Il largo consumo ha imparato dal consumatore

Negli anni Accenture ha realizzato molteplici progetti per il settore del largo consumo e del retailing. Mark Up ha incontrato Angelo D'Imporzano, responsabile consumer goods e retail di Accenture per fare il punto della situazione attuale e futura.
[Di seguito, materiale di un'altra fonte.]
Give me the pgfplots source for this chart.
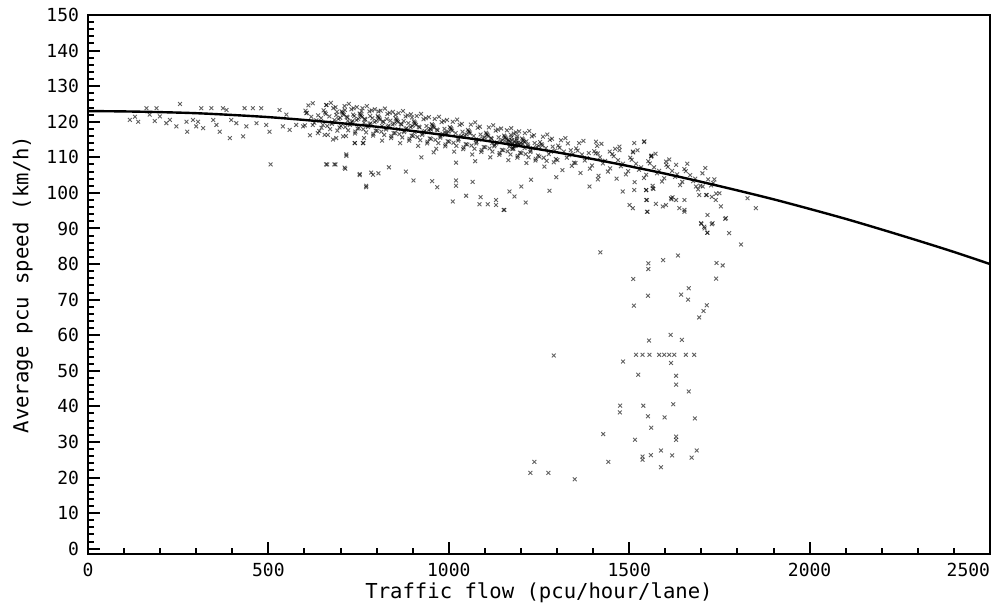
\documentclass[border=0pt]{standalone}
\usepackage{fontspec}
\setmainfont{DejaVu Sans Mono}
\usepackage{pgfplots}
\pgfplotsset{compat=1.18}
\begin{document}
\begin{tikzpicture}
\begin{axis}[
    scale only axis,
    width=451pt, height=269.5pt,
    xmin=0, xmax=2500,
    ymin=-1.5, ymax=150,
    xtick={0,500,1000,1500,2000,2500},
    xticklabels={0,500,1000,1500,2000,\makebox[0pt][r]{2500}},
    ytick={0,10,...,150},
    minor x tick num=4,
    minor y tick num=4,
    tick pos=left,
    tick align=inside,
    major tick length=6pt,
    minor tick length=3pt,
    every tick/.style={black, line width=1pt},
    axis line style={line width=1.1pt},
    /pgf/number format/assume math mode=true,
    /pgf/number format/1000 sep={},
    ticklabel style={font=\fontsize{9}{10}\selectfont},
    xticklabel style={yshift=-1pt},
    yticklabel style={xshift=-1pt},
    xlabel={Traffic flow (pcu/hour/lane)},
    ylabel={Average pcu speed (km/h)},
    label style={font=\fontsize{10.3}{12}\selectfont},
    xlabel style={yshift=4pt},
    ylabel style={yshift=0pt},
    clip=true,
]
% scattered observations
\addplot[only marks, mark=x, mark size=1.35pt, draw=black, draw opacity=0.62, mark options={line width=0.45pt}] coordinates {
(116,120.5) (130,121.4) (139,120.0) (162,123.8) (190,123.8) (171,122.0) (185,120.2) (199,121.5) (217,119.6) (227,120.5)
(245,118.7) (255,125.0) (273,120.0) (275,117.2) (291,120.5) (300,118.7) (305,120.0) (314,123.8) (319,118.2) (342,123.8)
(347,120.5) (356,119.1) (365,117.2) (374,123.8) (384,123.3) (393,115.4) (397,120.5) (411,119.6) (430,115.9) (434,123.8)
(439,118.7) (457,123.8) (467,119.6) (480,123.8) (494,119.1) (503,117.2) (531,123.3) (540,118.7) (550,122.0) (559,117.7)
(577,119.1) (596,118.7) (605,122.4) (623,119.1) (637,116.8) (646,121.0) (660,124.7) (656,116.3) (679,115.0) (688,115.4)
(707,115.9) (716,110.8) (739,114.0) (762,114.0) (660,108.0) (683,108.0) (711,107.1) (753,105.3) (771,102.0) (785,105.7)
(506,108.0) (663,108.0) (686,108.0) (713,106.8) (716,110.4) (740,114.0) (763,114.0) (753,105.0) (771,101.6) (790,105.1)
(805,105.5) (834,107.2) (881,106.0) (902,103.5) (924,110.0) (954,103.3) (958,111.4) (968,101.6) (1020,108.5) (1020,103.5)
(1020,102.0) (1048,99.2) (1066,103.1) (1073,108.9) (1011,97.6) (1088,98.8) (1085,96.8) (1108,96.8) (1131,96.6) (1131,98.0)
(1154,95.2)
(603,123.1) (627,119.7) (611,124.6) (641,117.4) (619,121.4) (633,120.4) (607,122.5) (647,118.3) (623,125.2) (615,116.2)
(638,121.8) (601,119.0)
(653,123.2) (677,119.8) (661,124.7) (691,117.5) (669,121.5) (683,120.5) (657,122.6) (697,118.4) (673,125.3) (665,116.3)
(688,121.9) (651,119.1) (680,123.8) (694,120.8) (659,122.2) (671,117.9) (686,124.1) (663,118.8) (699,121.1) (676,119.4)
(703,122.9) (727,119.5) (711,124.4) (741,117.2) (719,121.2) (733,120.2) (707,122.3) (747,118.1) (723,125.0) (715,116.0)
(738,121.6) (701,118.8) (730,123.5) (744,120.5) (709,121.9) (721,117.6) (736,123.8) (713,118.5) (749,120.8) (726,119.1)
(705,122.6) (740,116.7) (717,121.4) (731,119.9) (745,124.1)
(753,122.3) (777,118.9) (761,123.8) (791,116.6) (769,120.6) (783,119.6) (757,121.7) (797,117.5) (773,124.4) (765,115.4)
(788,121.0) (751,118.2) (780,122.9) (794,119.9) (759,121.3) (771,117.0) (786,123.2) (763,117.9) (799,120.2) (776,118.5)
(755,122.0) (790,116.1) (767,120.8) (781,119.3) (795,123.5)
(803,121.6) (827,118.2) (811,123.1) (841,115.9) (819,119.9) (833,118.9) (807,121.0) (847,116.8) (823,123.7) (815,114.7)
(838,120.3) (801,117.5) (830,122.2) (844,119.2) (809,120.6) (821,116.3) (836,122.5) (813,117.2) (849,119.5) (826,117.8)
(805,121.3) (840,115.4) (817,120.1) (831,118.6) (845,122.8)
(853,120.9) (877,117.5) (861,122.4) (891,115.2) (869,119.2) (883,118.2) (857,120.3) (897,116.1) (873,123.0) (865,114.0)
(888,119.6) (851,116.8) (880,121.5) (894,118.5) (859,119.9) (871,115.6) (886,121.8) (863,116.5) (899,118.8) (876,117.1)
(855,120.6) (890,114.7) (867,119.4) (881,117.9) (895,122.1)
(903,120.1) (927,116.7) (911,121.6) (941,114.4) (919,118.4) (933,117.4) (907,119.5) (947,115.3) (923,122.2) (915,113.2)
(938,118.8) (901,116.0) (930,120.7) (944,117.7) (909,119.1) (921,114.8) (936,121.0) (913,115.7) (949,118.0) (926,116.3)
(905,119.8) (940,113.9) (917,118.6) (931,117.1) (945,121.3)
(953,119.3) (977,115.9) (961,120.8) (991,113.6) (969,117.6) (983,116.6) (957,118.7) (997,114.5) (973,121.4) (965,112.4)
(988,118.0) (951,115.2) (980,119.9) (994,116.9) (959,118.3) (971,114.0) (986,120.2) (963,114.9) (999,117.2) (976,115.5)
(955,119.0) (990,113.1) (967,117.8) (981,116.3) (995,120.5)
(1003,118.5) (1027,115.1) (1011,120.0) (1041,112.8) (1019,116.8) (1033,115.8) (1007,117.9) (1047,113.7) (1023,120.6) (1015,111.6)
(1038,117.2) (1001,114.4) (1030,119.1) (1044,116.1) (1009,117.5) (1021,113.2) (1036,119.4) (1013,114.1) (1049,116.4) (1026,114.7)
(1005,118.2) (1040,112.3)
(1053,117.7) (1077,114.3) (1061,119.2) (1091,112.0) (1069,116.0) (1083,115.0) (1057,117.1) (1097,112.9) (1073,119.8) (1065,110.8)
(1088,116.4) (1051,113.6) (1080,118.3) (1094,115.3) (1059,116.7) (1071,112.4) (1086,118.6) (1063,113.3) (1099,115.6) (1076,113.9)
(1055,117.4) (1090,111.5)
(1103,116.9) (1127,113.5) (1111,118.4) (1141,111.2) (1119,115.2) (1133,114.2) (1107,116.3) (1147,112.1) (1123,119.0) (1115,110.0)
(1138,115.6) (1101,112.8) (1130,117.5) (1144,114.5) (1109,115.9) (1121,111.6) (1136,117.8) (1113,112.5) (1149,114.8) (1126,113.1)
(1105,116.6) (1140,110.7) (1117,115.4) (1131,113.9) (1145,118.1)
(1153,116.1) (1177,112.7) (1161,117.6) (1191,110.4) (1169,114.4) (1183,113.4) (1157,115.5) (1197,111.3) (1173,118.2) (1165,109.2)
(1188,114.8) (1151,112.0) (1180,116.7) (1194,113.7) (1159,115.1) (1171,110.8) (1186,117.0) (1163,111.7) (1199,114.0) (1176,112.3)
(1155,115.8) (1190,109.9) (1167,114.6) (1181,113.1) (1195,117.3)
(1160,114.2) (1165,115.0) (1170,113.6) (1175,114.8) (1178,113.9) (1182,114.5) (1185,113.2) (1188,115.3) (1192,114.1) (1196,113.5)
(1174,115.6) (1168,113.0) (1179,112.4) (1186,114.0) (1190,115.9) (1172,116.3) (1205,113.8) (1210,112.6) (1215,114.5) (1220,113.1)
(690,122.8) (712,123.3) (735,122.0) (758,123.0) (782,121.6) (805,122.9) (828,120.8) (852,121.9) (875,120.2) (898,121.2)
(720,120.3) (765,119.7) (815,118.8) (860,117.9) (905,117.1) (950,117.8) (990,116.9) (1035,116.0) (1075,114.9) (1120,114.0)
(1203,115.3) (1227,111.9) (1211,116.8) (1241,109.6) (1219,113.6) (1233,112.6) (1207,114.7) (1247,110.5) (1223,117.4) (1215,108.4)
(1238,114.0) (1201,111.2) (1230,115.9) (1244,112.9) (1209,114.3) (1221,110.0) (1236,116.2) (1213,110.9) (1249,113.2) (1226,111.5)
(1205,115.0) (1240,109.1)
(1253,114.3) (1277,110.9) (1261,115.8) (1291,108.6) (1269,112.6) (1283,111.6) (1257,113.7) (1297,109.5) (1273,116.4) (1265,107.4)
(1288,113.0) (1251,110.2) (1280,114.9) (1294,111.9) (1259,113.3) (1271,109.0) (1286,115.2) (1263,109.9)
(1303,113.3) (1327,109.9) (1311,114.8) (1341,107.6) (1319,111.6) (1333,110.6) (1307,112.7) (1347,108.5) (1323,115.4) (1315,106.4)
(1338,112.0) (1301,109.2) (1330,113.9) (1344,110.9)
(1353,112.5) (1377,109.1) (1361,114.0) (1391,106.8) (1369,110.8) (1383,109.8) (1357,111.9) (1397,107.7) (1373,114.6) (1365,105.6)
(1388,111.2) (1351,108.4)
(1403,111.7) (1427,108.3) (1411,113.2) (1441,106.0) (1419,110.0) (1433,109.0) (1407,111.1) (1447,106.9) (1423,113.8) (1415,104.8)
(1453,110.9) (1477,107.5) (1461,112.4) (1491,105.2) (1469,109.2) (1483,108.2) (1457,110.3) (1497,106.1) (1473,113.0) (1465,104.0)
(1503,109.9) (1527,106.5) (1511,111.4) (1541,104.2) (1519,108.2) (1533,107.2) (1507,109.3) (1547,105.1) (1523,112.0) (1515,103.0)
(1553,108.9) (1577,105.5) (1561,110.4) (1591,103.2) (1569,107.2) (1583,106.2) (1557,108.3) (1597,104.1) (1573,111.0) (1565,102.0)
(1603,107.9) (1627,104.5) (1611,109.4) (1641,102.2) (1619,106.2) (1633,105.2) (1607,107.3) (1647,103.1)
(1653,106.7) (1677,103.3) (1661,108.2) (1691,101.0) (1669,105.0) (1683,104.0) (1657,106.1) (1697,102.0)
(1703,105.5) (1727,102.1) (1711,107.0) (1741,99.8) (1719,103.8) (1733,102.8)
(1168,100.4) (1182,99.0) (1201,101.8) (1228,103.7) (1279,100.6) (1152,95.2) (1213,97.3) (1298,104.4) (1390,101.8) (1413,103.8)
(1482,100.4) (1514,100.8) (1547,100.8) (1565,101.3) (1547,98.0) (1501,96.6) (1510,95.7) (1551,94.7) (1574,96.9) (1593,96.2)
(1602,96.6) (1616,98.5) (1630,98.0) (1653,98.0) (1639,95.7) (1653,94.7) (1694,99.4) (1713,99.4) (1717,93.8) (1699,91.5)
(1708,90.5) (1731,91.5) (1768,92.9) (1740,98.0) (1754,96.2) (1828,98.5) (1851,95.7) (1514,114.0) (1542,114.5) (1510,111.6)
(1473,112.0) (1561,110.2) (1602,108.8) (1630,107.9) (1685,101.8) (1704,101.8) (1736,103.8) (1750,99.9) (1408,114.4) (1413,111.1)
(1446,111.6) (1541,114.3) (1562,110.5) (1547,100.8) (1567,101.1) (1549,98.0) (1549,94.7) (1617,98.2) (1620,98.8) (1653,95.2)
(1700,91.3) (1709,90.0) (1717,88.8) (1729,91.2) (1766,92.7) (1715,99.4) (1729,98.9)
(1716,88.8) (1777,88.7) (1810,85.5) (1420,83.3) (1553,80.2) (1553,78.6) (1594,81.1) (1635,82.4) (1742,80.3) (1759,79.6)
(1511,75.8) (1741,75.9) (1665,73.2) (1552,71.1) (1644,71.4) (1663,70.0) (1513,68.3) (1715,68.4) (1706,66.8) (1694,65.0)
(1615,60.1) (1646,58.7) (1555,58.5) (1519,54.5) (1537,54.5) (1556,54.5) (1583,54.5) (1597,54.5) (1611,54.5) (1625,54.5)
(1657,54.5) (1680,54.5) (1291,54.3) (1483,52.6) (1616,52.2) (1525,48.9) (1630,48.6) (1630,46.1) (1665,44.2) (1475,40.2)
(1474,38.3) (1539,40.2) (1622,40.6) (1552,37.2) (1598,36.9) (1682,36.6) (1561,34.0) (1428,32.2) (1516,30.6) (1630,31.5)
(1630,30.6) (1588,27.6) (1687,27.6) (1560,26.3) (1537,25.9) (1537,25.0) (1619,26.2) (1673,25.6) (1588,22.9) (1237,24.4)
(1226,21.3) (1276,21.3) (1442,24.4) (1349,19.5)
};
% fitted speed-flow curve
\addplot[black, line width=1.2pt, smooth, no marks] coordinates {
(0,123.0) (100,122.9) (200,122.7) (300,122.4) (400,121.9) (500,121.3) (600,120.5) (700,119.6) (800,118.6) (900,117.4)
(1000,116.1) (1100,114.7) (1200,113.1) (1300,111.4) (1400,109.5) (1500,107.5) (1600,105.4) (1700,103.1) (1800,100.7)
(1900,98.2) (2000,95.5) (2100,92.7) (2200,89.7) (2300,86.6) (2400,83.4) (2500,80.0)
};
\end{axis}
\pgfresetboundingbox
\path ([shift={(-44pt,-29pt)}]current axis.south west) rectangle ([shift={(3.5pt,7.5pt)}]current axis.north east);
\end{tikzpicture}
\end{document}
Negli ultimi 20 anni tecnologia e globalizzazione hanno cambiato il mondo. Largo consumo e retailing sembrano resistere al cambiamento. Qual è il suo punto di vista?
Globalizzazione ed evoluzione tecnologica hanno progressivamente portato a una ridefinizione del largo consumo e del retail. Alcuni attori di mercato stanno utilizzando molto bene le tecnologie per creare dei modelli di business innovativi che il consumatore riconosce e premia. Un esempio importante è quello di Nestlé con Nespresso dove è stato creato un legame diretto tra consumatore e marca. Ma anche P&G che sta ridefinendo la customer experience all’interno degli store per migliorare l’efficacia dell’azione sul consumatore finale. Tuttavia l’evoluzione e le opportunità maturate in questi anni non sono comprese da tutti e altri player faticano a trovare la strada giusta. L’industria italiana si sta muovendo e qualche caso di eccellenza lo si può trovare anche se fuori dal largo consumo: basti pensare a Luxottica e al suo modello distributivo integrato.
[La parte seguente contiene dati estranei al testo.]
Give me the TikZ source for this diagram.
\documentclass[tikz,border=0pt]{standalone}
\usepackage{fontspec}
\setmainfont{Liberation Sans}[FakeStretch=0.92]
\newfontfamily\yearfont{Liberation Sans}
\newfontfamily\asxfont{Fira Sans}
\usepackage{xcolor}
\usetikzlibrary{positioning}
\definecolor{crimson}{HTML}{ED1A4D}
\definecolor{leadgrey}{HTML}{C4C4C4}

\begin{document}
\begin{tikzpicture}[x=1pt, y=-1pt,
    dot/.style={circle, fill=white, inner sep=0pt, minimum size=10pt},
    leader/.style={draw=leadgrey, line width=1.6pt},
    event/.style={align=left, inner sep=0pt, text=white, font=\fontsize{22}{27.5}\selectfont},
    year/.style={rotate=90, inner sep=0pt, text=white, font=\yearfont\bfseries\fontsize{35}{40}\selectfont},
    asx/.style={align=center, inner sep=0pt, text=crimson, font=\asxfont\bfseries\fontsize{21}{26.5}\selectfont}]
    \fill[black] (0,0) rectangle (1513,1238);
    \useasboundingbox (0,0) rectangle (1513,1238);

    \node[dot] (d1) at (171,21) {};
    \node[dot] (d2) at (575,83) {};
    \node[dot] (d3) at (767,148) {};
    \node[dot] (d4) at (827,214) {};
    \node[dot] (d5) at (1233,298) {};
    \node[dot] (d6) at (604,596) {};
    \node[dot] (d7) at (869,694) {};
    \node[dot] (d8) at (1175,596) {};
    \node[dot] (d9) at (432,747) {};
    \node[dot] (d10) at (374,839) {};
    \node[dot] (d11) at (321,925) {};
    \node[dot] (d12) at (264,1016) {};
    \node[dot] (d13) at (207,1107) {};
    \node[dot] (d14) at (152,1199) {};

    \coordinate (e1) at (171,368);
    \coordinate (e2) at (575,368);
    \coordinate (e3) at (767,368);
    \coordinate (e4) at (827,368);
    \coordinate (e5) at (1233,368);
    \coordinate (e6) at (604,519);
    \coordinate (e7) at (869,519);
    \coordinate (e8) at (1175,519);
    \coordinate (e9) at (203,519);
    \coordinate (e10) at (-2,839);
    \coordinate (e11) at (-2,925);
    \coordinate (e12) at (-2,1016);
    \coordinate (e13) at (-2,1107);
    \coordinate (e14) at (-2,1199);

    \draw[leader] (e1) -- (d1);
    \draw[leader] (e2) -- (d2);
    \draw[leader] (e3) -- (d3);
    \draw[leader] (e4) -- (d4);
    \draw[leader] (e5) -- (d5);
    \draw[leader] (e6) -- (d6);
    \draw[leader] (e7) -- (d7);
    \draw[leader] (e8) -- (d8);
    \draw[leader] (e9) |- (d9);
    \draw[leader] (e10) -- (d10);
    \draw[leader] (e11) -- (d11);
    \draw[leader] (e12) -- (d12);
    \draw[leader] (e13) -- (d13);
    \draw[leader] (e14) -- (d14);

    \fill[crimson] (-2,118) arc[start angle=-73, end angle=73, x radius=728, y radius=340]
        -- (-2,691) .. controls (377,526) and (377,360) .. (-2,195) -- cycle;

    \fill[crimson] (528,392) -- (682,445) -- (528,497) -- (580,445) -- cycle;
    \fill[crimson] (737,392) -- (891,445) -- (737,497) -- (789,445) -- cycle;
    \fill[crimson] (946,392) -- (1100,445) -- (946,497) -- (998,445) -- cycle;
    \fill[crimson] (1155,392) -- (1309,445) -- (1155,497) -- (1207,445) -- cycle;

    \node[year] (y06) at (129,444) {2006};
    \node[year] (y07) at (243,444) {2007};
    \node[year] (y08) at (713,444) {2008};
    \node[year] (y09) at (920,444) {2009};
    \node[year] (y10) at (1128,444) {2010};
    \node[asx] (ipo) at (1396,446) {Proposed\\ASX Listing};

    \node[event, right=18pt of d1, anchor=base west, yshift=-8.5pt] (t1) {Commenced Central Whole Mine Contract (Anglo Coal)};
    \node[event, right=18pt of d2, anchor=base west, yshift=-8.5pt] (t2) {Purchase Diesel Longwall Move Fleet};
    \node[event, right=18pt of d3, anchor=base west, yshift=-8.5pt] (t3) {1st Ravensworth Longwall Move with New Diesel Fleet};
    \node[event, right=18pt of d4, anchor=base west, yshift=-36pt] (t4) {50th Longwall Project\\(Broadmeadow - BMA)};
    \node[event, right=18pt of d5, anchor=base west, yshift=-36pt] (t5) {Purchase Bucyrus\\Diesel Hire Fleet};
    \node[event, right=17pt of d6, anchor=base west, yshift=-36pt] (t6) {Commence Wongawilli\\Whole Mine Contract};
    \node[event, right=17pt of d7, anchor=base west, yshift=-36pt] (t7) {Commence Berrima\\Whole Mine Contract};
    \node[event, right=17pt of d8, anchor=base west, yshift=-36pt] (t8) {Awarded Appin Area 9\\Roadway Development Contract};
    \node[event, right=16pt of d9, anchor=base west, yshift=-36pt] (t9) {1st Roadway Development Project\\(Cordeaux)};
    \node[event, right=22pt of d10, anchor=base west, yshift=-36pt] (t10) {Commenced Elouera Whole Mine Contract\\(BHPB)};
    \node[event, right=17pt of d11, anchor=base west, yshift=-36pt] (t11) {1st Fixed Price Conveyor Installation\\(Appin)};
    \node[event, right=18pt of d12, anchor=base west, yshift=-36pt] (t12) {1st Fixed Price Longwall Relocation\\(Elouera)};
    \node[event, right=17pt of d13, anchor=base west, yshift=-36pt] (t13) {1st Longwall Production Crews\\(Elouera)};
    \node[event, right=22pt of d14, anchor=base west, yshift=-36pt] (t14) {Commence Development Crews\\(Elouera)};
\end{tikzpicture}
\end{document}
A causa della crisi, il consumatore è sempre meno fedele. Industria e retail si difendono con l’utilizzo della solita leva promozionale. Le stesse tecniche di venti anni fa. Perché?
La leva promozionale è antica di venti anni e più. Nessuno ne è particolarmente contento, né industria, né distribuzione. La crisi economica ha portato i consumatori a fare delle scelte più nette su cosa acquistare e oggi si vende solo quello che è in promozione. Sicuramente c’è inerzia e sia industria e distribuzione ne soffrono. A mio modo di vedere, assisteremo all’evolvere di due dinamiche: una prima nella qualificazione della leva promozionale con una migliore previsione dell’efficacia in modo da limitare la perdita di marginalità che questo strumento determina;
una seconda dinamica è la revisione dei modelli di net-net price e degli assortimenti. Tutto ciò determinerà probabilmente delle opportunità per i prodotti locali di buona qualità.
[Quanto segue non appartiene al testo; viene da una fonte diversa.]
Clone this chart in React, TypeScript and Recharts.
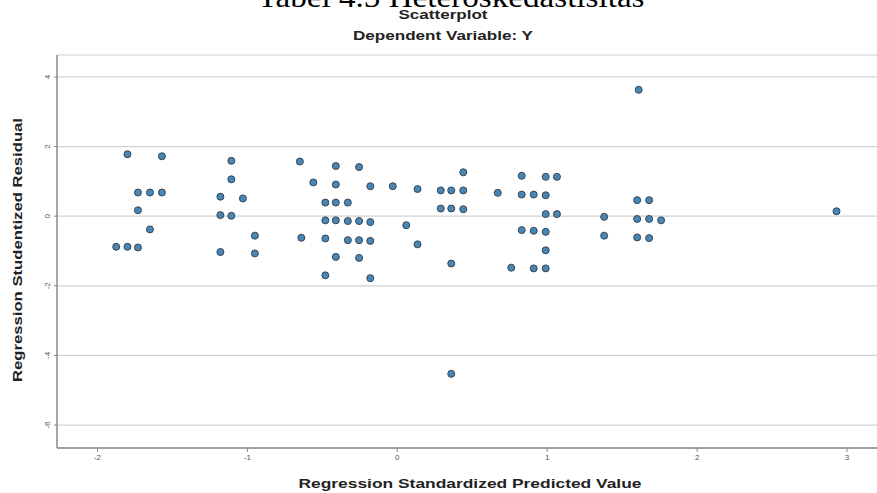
import React from "react";
import {
  ScatterChart,
  Scatter,
  XAxis,
  YAxis,
  CartesianGrid,
} from "recharts";

// standardized predicted value (x) vs studentized residual (y)
const predicted = [
  -1.8, -1.57, -1.107, -1.107, -1.73, -1.65, -1.57, -1.18, -1.03, -1.73,
  -1.18, -1.107, -1.65, -0.95, -1.875, -1.8, -1.73, -1.18, -0.95,
  -0.65, -0.41, -0.255, 0.44, -0.56, -0.41, -0.18, -0.03, 0.135, 0.29,
  0.36, 0.44, 0.67, -0.48, -0.41, -0.33, 0.29, 0.36, 0.44, -0.48, -0.41,
  -0.33, -0.255, -0.18, 0.06, -0.64, -0.48, -0.33, -0.255, -0.18, 0.135,
  -0.41, -0.255, 0.36, -0.48, -0.18,
  0.83, 0.99, 1.065, 0.83, 0.91, 0.99, 1.6, 1.68, 0.99, 1.065, 1.38, 1.6,
  1.68, 1.76, 0.83, 0.91, 0.99, 1.38, 1.6, 1.68, 0.99, 0.76, 0.91, 0.99,
  1.61, 2.93, 0.36,
];
const residual = [
  1.78, 1.72, 1.59, 1.06, 0.68, 0.68, 0.68, 0.56, 0.51, 0.17,
  0.03, 0.01, -0.38, -0.56, -0.88, -0.88, -0.9, -1.03, -1.07,
  1.57, 1.44, 1.41, 1.26, 0.97, 0.91, 0.86, 0.86, 0.78, 0.74,
  0.74, 0.74, 0.67, 0.39, 0.39, 0.39, 0.22, 0.22, 0.2, -0.12, -0.12,
  -0.14, -0.14, -0.17, -0.26, -0.62, -0.64, -0.69, -0.69, -0.71, -0.81,
  -1.17, -1.2, -1.36, -1.7, -1.78,
  1.16, 1.13, 1.13, 0.62, 0.62, 0.6, 0.46, 0.46, 0.06, 0.06, -0.02, -0.08,
  -0.08, -0.12, -0.4, -0.42, -0.45, -0.56, -0.61, -0.63, -0.98, -1.48, -1.5, -1.5,
  3.63, 0.14, -4.53,
];
const xTicks = [-2, -1, 0, 1, 2, 3];
const yTicks = [-6, -4, -2, 0, 2, 4];

const points = predicted.map((x, i) => ({ x, y: residual[i] }));

const sans = "'Liberation Sans', Arial, sans-serif";

const Dot = (props: any) => {
  const { cx, cy } = props;
  return <circle cx={cx} cy={cy} r={3.5} fill="#4a86b2" stroke="#34465a" strokeWidth={1} />;
};

const YTick = (props: any) => {
  const { x, y, payload } = props;
  return (
    <text
      x={x}
      y={y}
      transform={`rotate(-90 ${x} ${y})`}
      textAnchor="middle"
      dy={-2}
      fontSize={8}
      fontFamily={sans}
      fill="#555"
    >
      {payload.value}
    </text>
  );
};

export default function App() {
  return (
    <div style={{ position: "absolute", left: 0, top: 0, width: 877, height: 493, background: "#fff", overflow: "hidden" }}>
      <ScatterChart
        width={877}
        height={493}
        margin={{ top: 55, right: 0, bottom: 0, left: 0 }}
      >
        <CartesianGrid horizontal vertical={false} stroke="#d2d2d2" strokeWidth={1.2} />
        <XAxis
          type="number"
          dataKey="x"
          domain={[-2.27, 3.2]}
          ticks={xTicks}
          allowDataOverflow
          height={45}
          tickSize={4}
          axisLine={{ stroke: "#8a8a8a", strokeWidth: 1.5 }}
          tickLine={{ stroke: "#8a8a8a" }}
          tick={{ fontSize: 8, fill: "#555", fontFamily: sans }}
        />
        <YAxis
          type="number"
          dataKey="y"
          domain={[-6.66, 4.63]}
          ticks={yTicks}
          allowDataOverflow
          width={57}
          tickSize={3}
          axisLine={{ stroke: "#8a8a8a", strokeWidth: 1.5 }}
          tickLine={{ stroke: "#8a8a8a" }}
          tick={<YTick />}
        />
        <Scatter data={points} shape={<Dot />} isAnimationActive={false} />
      </ScatterChart>
      <svg width={877} height={493} style={{ position: "absolute", left: 0, top: 0, pointerEvents: "none" }}>
        <text x={451} y={7} textAnchor="middle" fontFamily="'Liberation Serif', 'Times New Roman', serif" fontSize={30} textLength={387} lengthAdjust="spacingAndGlyphs" fill="#000">
          Tabel 4.5 Heteroskedastisitas
        </text>
        <text x={443} y={19} textAnchor="middle" fontFamily={sans} fontWeight="bold" fontSize={13} textLength={89} lengthAdjust="spacingAndGlyphs" fill="#222">
          Scatterplot
        </text>
        <text x={443} y={40} textAnchor="middle" fontFamily={sans} fontWeight="bold" fontSize={13} textLength={180} lengthAdjust="spacingAndGlyphs" fill="#222">
          Dependent Variable: Y
        </text>
        <text x={470} y={488} textAnchor="middle" fontFamily={sans} fontWeight="bold" fontSize={13} textLength={343} lengthAdjust="spacingAndGlyphs" fill="#222">
          Regression Standardized Predicted Value
        </text>
        <text x={17} y={250} transform="rotate(-90 17 250)" textAnchor="middle" dy={5} fontFamily={sans} fontWeight="bold" fontSize={13} textLength={264} lengthAdjust="spacingAndGlyphs" fill="#222">
          Regression Studentized Residual
        </text>
      </svg>
    </div>
  );
}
L’industria ha forse capito che la relazione col cliente è fondamentale. Sfrutta bene oggi gli strumenti disponibili? Quali spazi di miglioramento?
Per l’industria è un’enorme opportunità per aumentare la conoscenza del consumatore e stringere le relazioni. Nel retailing la digitalizzazione porterà a un cambiamento dell’esperienza nello store, abbattendone le barriere fisiche nell’interazione. La relazione diventa sempre più continua. Per quanto riguarda l’ecommerce del grocery emergeranno prodotti premium che sapranno realizzare una relazione diretta con il consumatore. Una best practices è Nespresso di Nestlé.

I retalier hanno potenzialmente tutti i dati necessari per conoscere il cliente e instaurare con lui una relazione. Eppure il marketing del retailing verso il consumatore è primordiale. Cosa ne pensa?
È sicuramente vero che i retailer non hanno sfruttato la mole di dati che hanno raccolto. Ma la situazione dovrà cambiare anche perché l’industria sta dimostrando di sapere costruire un rapporto diretto col consumatore. I retailer utilizzeranno i dati sui consumi delle singole persone per effettuare scelte di efficienza sull’assortimento e di pricing in grado di incrementare la fidelizzazione nel punto di vendita. Questo tipo azione sarà strategica nel difendersi da nuovi player anche digitali grazie al fatto di saper colloquiare con l’industria di marca e con il consumatore che frequenta lo store. Il retailer dovranno quindi collegarsi maggiormente all’esperienza di marca e alla presenza del consumatore nello store e anche fuori.

A livello di maketing lo storytelling sembra la chiave più efficace per entrare nel cuore del consumatore. Qual è il suo punto di vista?
Credo che sia una delle aree più interessanti per le aziende di largo consumo. Prodotti come Dove di Unilever, Coca-Cola, e in alcuni casi Nestlé stanno interagendo costantemente con il consumatore. E altre si stanno muovendo anche con strutture ad hoc per gestire il digital world e il social interaction.

Secondo lei industria, distribuzione e istituzioni devono influenzare le scelte del consumatore con la leva del pricing/fiscale verso un consumo salutare?
Non so dire se la parte fiscale debba essere modulata in questa direzione, ciò che è evidente è che l’industria si sta muovendo nella direzione di proporre alimenti sempre più in linea con le esigenze delle moderne società; anche i retailer saranno più sensibili attraverso una composizione assortimentale differente dall’attuale.